I’ve ran into almost all of this, and css is still the worst thing in the list. It’s literally the highest wtf/gfy per minute among all. Barely debuggable, inconsistent, comefrom by design, inarticulate crap.
Especially since all the things that one would expect should be easy were just really difficult to do for a long time, things like vertically centering, layouts before grid/flex, changing a style in one place and not accidentally breaking some other part of html. There was a lot of tribal knowledge about browser quirks, how to clear floating divs for example, selector precedence, how margins collapse, etc, it's all just non-essential complexity that bites you in the ass when you have the least time to deal with it.
Exactly. Css is magic, in a sense that you can’t make any sense of it.
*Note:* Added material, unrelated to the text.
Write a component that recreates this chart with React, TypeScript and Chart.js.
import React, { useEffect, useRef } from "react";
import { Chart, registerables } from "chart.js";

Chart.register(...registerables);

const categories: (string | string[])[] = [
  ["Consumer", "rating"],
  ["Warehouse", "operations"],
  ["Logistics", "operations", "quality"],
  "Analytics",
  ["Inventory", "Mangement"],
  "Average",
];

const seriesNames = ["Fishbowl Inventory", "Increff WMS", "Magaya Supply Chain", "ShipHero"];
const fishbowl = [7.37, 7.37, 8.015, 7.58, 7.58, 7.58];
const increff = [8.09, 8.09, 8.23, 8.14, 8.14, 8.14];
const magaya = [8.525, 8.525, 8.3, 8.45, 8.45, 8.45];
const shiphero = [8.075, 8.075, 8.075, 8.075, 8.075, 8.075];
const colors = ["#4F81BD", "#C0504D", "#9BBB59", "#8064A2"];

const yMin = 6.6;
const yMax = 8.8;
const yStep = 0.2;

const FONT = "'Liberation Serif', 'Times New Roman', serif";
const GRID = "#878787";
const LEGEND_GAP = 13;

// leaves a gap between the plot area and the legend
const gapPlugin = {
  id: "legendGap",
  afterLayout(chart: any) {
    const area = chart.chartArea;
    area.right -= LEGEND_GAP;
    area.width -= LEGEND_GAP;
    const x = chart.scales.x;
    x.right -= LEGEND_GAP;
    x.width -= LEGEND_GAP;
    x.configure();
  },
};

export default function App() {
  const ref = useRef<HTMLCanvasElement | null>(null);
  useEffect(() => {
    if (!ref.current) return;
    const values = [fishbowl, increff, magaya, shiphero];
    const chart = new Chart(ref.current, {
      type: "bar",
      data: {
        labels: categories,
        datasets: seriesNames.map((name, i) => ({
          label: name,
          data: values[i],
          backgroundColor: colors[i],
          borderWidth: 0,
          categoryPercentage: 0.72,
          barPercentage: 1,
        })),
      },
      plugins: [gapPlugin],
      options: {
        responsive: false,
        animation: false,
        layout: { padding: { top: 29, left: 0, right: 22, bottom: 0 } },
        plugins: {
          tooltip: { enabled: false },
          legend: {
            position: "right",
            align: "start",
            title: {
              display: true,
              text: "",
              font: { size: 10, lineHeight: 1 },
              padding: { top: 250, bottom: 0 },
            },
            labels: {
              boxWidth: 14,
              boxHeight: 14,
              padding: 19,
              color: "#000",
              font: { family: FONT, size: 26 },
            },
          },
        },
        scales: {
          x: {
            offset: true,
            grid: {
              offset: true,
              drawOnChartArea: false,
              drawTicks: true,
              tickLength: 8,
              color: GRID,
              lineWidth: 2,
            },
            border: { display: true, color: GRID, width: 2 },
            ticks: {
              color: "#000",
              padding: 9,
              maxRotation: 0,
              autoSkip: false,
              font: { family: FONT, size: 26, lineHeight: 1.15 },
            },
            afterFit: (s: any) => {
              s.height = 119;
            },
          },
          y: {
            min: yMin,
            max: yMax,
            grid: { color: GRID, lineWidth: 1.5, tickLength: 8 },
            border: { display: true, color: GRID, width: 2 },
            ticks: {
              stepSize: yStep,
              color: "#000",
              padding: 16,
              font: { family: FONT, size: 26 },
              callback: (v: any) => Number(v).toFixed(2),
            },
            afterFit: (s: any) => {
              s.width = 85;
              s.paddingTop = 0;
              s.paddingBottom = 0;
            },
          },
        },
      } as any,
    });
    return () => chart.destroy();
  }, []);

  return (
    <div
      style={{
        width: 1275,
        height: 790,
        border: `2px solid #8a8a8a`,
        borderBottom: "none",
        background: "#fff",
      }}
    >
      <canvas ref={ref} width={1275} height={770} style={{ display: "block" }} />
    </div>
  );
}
Just look at this: https://stackoverflow.com/a/19719427 , you can “tune” collapsing margins by adjusting overflow, float or position. Yeah! Imagine adjusting your seat by pressing brakes or turning radio off.
Perhaps the only difference when using hidden is the unintended consequence of hiding content if the parent has a fixed height
This is css community fundamentals. It works “perfectly”, but make sure your height is not specified. Oh, and don’t change the container type. And with time it all depends more and more on other hacks, until your layout turns into a knot of hacks and cross-sectional assumptions smeared all across the “codebase”.
And then you ought to make fully isolated non-leaky components with it. I mean, you can’t, but here’s a hack to make them fit together. I mean, in this particular case, wow thank god the container is already position absolute.
> Just look at this: https://stackoverflow.com/a/19719427 , you can “tune” collapsing margins by adjusting overflow, float or position. Yeah! Imagine adjusting your seat by pressing brakes or turning radio off.
Thanks for not posting the link to the “boxing model”. It gets posted every time, as if web/css invented boxing and padding and spacing and borders, and everyone else was a clueless noob. Which clearly shows inability to even comprehend both the problem and how deep css guys are into the bizarre ways of thinking about layouts that css suggests through its paradoxical under- and at the same time over-engineering. Where everything is a combination of crutches that can’t stand straight on their own.
And yes, C is a pile of crap too. I programmed in it for 15 years.
Agreed. No static typing. Everything is global. Super easy to accidentally break a thing on some other page that you aren’t aware of. It’s just a brittle stack. Tailwind is by far my favorite bandaid for dealing with all of that. Perfect? No. But it’s the best thing I’ve used in almost 25 years doing this professionally.
Idk what gp meant, but css lacks what could be called “selector accounting”. You never know which parts affect what and whether they affect anything at all. Because instead of importing/use-ing styles or classes, it imposes styles over some unpredictable set of nodes through a selector. On top of that, every name is global.
This contrasts to every modern language, regardless of declarative or not, where to get the effect you import it explicitly into a chunk/block/component/etc.
If css was C, it could add “unsigned” to every first int variable in a function that goes after a typedef. Which was part of “aspect oriented programming”, which was deemed an absurdly bad practice, to put it simply.
Most of CSS is indeed statically typed (property have statically typed valid values). It's not true anymore when you introduce custom properties and IACVT though.